[Data block]:
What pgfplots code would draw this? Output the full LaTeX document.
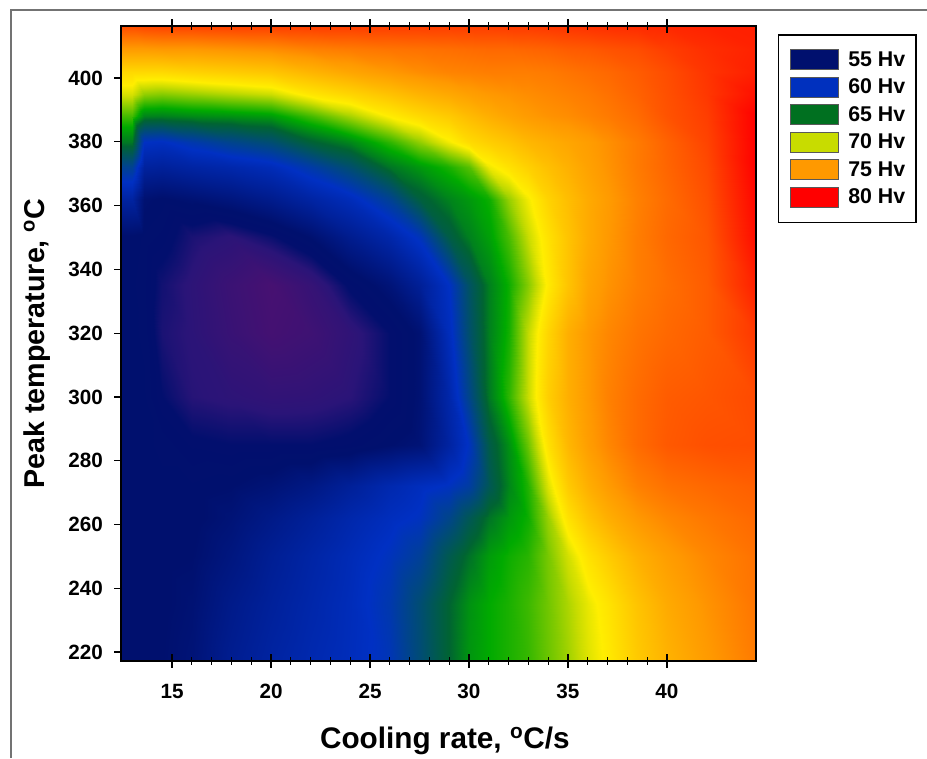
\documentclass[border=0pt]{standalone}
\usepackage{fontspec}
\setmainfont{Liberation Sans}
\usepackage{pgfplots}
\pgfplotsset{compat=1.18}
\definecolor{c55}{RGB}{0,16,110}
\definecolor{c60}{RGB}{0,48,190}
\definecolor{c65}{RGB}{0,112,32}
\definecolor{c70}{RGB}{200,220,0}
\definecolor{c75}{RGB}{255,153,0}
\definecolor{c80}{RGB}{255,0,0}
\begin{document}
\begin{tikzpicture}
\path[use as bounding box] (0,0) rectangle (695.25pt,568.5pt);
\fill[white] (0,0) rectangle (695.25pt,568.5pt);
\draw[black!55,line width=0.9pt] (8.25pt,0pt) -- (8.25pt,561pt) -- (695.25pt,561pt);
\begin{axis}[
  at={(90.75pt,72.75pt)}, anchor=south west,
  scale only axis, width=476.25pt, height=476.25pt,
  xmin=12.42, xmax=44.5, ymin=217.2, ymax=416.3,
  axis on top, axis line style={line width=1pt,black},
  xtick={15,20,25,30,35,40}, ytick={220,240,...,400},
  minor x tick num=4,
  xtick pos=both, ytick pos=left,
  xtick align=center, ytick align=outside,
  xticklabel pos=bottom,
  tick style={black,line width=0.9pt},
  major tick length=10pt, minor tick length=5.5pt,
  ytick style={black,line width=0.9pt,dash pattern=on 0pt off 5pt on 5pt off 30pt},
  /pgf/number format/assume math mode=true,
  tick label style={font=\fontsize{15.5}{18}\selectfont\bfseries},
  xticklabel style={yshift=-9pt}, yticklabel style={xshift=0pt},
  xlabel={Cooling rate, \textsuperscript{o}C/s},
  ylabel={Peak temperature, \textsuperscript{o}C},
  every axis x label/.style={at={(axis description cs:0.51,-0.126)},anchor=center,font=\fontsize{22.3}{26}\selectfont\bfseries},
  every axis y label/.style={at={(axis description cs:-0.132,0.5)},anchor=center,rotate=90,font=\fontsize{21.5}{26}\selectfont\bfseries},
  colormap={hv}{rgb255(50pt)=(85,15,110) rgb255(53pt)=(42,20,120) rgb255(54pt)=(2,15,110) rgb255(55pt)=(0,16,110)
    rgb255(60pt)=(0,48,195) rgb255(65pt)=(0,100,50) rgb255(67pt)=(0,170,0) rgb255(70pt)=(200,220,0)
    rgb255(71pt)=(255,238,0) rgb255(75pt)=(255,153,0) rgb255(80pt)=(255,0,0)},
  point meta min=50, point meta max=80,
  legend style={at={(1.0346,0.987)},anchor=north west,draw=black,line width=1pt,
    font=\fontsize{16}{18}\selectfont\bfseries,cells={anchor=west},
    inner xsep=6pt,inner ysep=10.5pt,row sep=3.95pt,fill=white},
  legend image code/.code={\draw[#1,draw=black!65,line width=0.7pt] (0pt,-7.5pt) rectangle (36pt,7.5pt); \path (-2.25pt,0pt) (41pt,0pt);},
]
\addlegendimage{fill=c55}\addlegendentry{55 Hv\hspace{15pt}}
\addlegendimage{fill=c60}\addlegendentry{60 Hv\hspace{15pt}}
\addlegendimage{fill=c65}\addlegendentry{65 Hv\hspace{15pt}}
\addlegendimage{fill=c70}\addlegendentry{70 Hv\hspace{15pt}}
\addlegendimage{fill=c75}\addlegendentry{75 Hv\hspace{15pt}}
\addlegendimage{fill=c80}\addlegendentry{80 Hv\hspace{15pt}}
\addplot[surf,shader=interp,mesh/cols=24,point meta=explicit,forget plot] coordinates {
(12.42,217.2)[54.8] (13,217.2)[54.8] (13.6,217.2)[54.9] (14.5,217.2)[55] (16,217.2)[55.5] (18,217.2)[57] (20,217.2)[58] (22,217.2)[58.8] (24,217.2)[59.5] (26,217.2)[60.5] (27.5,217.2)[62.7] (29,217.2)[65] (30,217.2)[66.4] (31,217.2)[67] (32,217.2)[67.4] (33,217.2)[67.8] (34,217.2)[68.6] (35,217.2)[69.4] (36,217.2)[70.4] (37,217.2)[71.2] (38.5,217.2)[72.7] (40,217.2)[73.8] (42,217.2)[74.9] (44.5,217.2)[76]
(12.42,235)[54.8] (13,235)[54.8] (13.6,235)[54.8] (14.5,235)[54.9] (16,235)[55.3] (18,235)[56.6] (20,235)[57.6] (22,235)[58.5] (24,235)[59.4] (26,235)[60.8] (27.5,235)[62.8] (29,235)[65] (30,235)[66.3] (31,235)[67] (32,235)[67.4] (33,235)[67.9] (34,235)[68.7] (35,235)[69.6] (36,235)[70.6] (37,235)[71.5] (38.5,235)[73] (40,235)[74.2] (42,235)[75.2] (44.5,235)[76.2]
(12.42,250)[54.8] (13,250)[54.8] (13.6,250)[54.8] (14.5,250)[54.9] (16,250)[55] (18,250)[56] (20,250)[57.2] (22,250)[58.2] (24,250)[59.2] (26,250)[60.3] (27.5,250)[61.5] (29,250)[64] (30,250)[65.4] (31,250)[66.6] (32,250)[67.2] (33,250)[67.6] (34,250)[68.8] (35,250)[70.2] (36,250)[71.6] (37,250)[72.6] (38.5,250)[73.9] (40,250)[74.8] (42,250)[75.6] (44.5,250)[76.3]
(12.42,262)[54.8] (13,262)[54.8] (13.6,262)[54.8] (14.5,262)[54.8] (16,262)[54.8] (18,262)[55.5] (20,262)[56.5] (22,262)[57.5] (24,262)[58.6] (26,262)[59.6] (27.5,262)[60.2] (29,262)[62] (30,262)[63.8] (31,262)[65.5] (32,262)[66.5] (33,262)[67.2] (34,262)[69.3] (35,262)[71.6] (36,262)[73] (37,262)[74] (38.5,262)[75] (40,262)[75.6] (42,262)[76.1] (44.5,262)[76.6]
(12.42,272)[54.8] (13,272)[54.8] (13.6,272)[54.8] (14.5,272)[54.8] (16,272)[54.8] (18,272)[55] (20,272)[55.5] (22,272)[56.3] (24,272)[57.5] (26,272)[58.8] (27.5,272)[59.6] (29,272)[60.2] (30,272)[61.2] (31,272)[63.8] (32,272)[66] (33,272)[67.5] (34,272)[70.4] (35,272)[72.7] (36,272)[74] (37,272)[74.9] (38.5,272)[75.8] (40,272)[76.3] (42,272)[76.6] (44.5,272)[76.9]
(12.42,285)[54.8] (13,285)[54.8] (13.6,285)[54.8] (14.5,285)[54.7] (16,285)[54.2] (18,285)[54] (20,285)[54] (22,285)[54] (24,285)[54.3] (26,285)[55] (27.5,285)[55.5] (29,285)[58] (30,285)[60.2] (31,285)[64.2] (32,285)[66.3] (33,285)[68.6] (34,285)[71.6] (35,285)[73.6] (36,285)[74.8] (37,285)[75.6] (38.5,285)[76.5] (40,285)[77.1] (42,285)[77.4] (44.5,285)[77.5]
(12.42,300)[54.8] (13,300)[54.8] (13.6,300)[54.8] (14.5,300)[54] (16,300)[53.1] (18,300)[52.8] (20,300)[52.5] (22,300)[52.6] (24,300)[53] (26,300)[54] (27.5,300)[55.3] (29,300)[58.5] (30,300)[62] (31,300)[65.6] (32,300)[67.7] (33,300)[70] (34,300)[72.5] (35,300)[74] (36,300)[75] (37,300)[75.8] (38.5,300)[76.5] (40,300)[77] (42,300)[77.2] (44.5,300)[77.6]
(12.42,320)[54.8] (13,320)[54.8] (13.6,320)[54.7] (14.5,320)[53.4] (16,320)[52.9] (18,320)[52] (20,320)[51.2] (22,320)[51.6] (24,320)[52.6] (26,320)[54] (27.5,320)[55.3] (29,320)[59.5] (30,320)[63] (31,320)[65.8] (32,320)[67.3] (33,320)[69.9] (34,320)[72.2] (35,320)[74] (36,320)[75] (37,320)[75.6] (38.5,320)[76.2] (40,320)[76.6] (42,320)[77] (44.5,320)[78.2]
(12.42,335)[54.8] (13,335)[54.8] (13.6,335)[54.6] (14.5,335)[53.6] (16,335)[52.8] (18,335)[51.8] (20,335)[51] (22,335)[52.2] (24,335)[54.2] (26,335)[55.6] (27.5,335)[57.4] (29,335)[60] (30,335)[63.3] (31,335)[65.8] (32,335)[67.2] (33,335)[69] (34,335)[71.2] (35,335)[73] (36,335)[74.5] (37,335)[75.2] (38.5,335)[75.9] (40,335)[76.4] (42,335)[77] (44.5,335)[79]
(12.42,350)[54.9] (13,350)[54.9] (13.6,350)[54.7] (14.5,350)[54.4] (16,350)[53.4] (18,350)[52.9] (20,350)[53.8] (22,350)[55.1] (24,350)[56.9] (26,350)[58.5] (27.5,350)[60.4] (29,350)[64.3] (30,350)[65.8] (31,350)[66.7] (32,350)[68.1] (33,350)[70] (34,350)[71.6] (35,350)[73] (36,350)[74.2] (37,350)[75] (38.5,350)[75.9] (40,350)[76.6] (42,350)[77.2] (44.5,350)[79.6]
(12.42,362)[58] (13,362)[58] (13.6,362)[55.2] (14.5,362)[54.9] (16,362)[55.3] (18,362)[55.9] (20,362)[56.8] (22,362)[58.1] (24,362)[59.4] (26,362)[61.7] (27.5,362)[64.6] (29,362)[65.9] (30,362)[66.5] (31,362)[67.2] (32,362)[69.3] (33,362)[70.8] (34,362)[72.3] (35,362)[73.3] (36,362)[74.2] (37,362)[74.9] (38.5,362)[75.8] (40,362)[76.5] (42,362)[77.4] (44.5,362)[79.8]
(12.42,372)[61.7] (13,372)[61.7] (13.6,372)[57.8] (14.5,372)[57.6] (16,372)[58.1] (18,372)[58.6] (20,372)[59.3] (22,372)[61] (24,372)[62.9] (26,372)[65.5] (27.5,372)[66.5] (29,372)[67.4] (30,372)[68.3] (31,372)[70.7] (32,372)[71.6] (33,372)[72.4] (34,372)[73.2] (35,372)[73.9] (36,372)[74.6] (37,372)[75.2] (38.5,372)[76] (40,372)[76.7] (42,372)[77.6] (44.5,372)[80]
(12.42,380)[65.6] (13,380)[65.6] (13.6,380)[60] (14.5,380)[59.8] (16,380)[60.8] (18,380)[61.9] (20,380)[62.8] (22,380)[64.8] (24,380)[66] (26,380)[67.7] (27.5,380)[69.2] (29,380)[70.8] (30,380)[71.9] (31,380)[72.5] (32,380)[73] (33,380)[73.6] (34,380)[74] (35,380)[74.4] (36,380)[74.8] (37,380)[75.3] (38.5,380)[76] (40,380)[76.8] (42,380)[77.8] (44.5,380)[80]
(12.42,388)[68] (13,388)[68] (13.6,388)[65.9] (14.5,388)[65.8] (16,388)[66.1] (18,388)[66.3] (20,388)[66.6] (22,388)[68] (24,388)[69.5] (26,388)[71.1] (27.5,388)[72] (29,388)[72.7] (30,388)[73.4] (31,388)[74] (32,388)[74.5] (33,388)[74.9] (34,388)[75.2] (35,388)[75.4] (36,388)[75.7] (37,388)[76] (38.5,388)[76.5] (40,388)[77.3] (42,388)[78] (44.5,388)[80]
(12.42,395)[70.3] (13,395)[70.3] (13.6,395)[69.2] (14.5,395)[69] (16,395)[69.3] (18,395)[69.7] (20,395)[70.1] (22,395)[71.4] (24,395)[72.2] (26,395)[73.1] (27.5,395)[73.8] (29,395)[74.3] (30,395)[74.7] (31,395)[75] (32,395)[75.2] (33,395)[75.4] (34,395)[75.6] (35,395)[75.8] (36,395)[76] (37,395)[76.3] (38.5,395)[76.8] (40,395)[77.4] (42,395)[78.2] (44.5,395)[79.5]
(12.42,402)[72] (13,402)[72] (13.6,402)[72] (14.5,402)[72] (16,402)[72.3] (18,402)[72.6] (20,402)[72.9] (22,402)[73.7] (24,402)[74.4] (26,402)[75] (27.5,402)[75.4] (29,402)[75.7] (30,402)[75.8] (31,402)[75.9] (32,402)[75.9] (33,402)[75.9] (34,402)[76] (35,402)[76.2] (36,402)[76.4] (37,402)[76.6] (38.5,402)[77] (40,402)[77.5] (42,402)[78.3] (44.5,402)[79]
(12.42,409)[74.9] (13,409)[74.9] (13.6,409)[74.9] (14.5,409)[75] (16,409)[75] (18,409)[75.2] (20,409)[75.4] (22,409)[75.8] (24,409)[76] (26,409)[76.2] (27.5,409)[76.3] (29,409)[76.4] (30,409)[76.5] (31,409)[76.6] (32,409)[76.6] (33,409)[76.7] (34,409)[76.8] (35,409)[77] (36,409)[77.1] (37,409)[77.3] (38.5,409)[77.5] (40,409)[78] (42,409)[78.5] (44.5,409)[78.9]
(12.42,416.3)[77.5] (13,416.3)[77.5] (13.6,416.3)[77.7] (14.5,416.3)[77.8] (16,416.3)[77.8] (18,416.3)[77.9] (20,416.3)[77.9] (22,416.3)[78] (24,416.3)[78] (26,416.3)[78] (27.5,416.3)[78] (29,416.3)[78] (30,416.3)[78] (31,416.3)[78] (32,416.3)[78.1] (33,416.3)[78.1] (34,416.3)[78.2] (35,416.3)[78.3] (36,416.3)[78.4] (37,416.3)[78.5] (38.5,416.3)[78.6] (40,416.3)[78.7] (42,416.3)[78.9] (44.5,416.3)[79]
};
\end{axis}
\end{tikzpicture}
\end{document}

[Given problem]:
Select and copy each line from the data that includes the word "draw".

[Expected output]:
What pgfplots code would draw this? Output the full LaTeX document.
\draw[black!55,line width=0.9pt] (8.25pt,0pt) -- (8.25pt,561pt) -- (695.25pt,561pt);
  legend style={at={(1.0346,0.987)},anchor=north west,draw=black,line width=1pt,
  legend image code/.code={\draw[#1,draw=black!65,line width=0.7pt] (0pt,-7.5pt) rectangle (36pt,7.5pt); \path (-2.25pt,0pt) (41pt,0pt);},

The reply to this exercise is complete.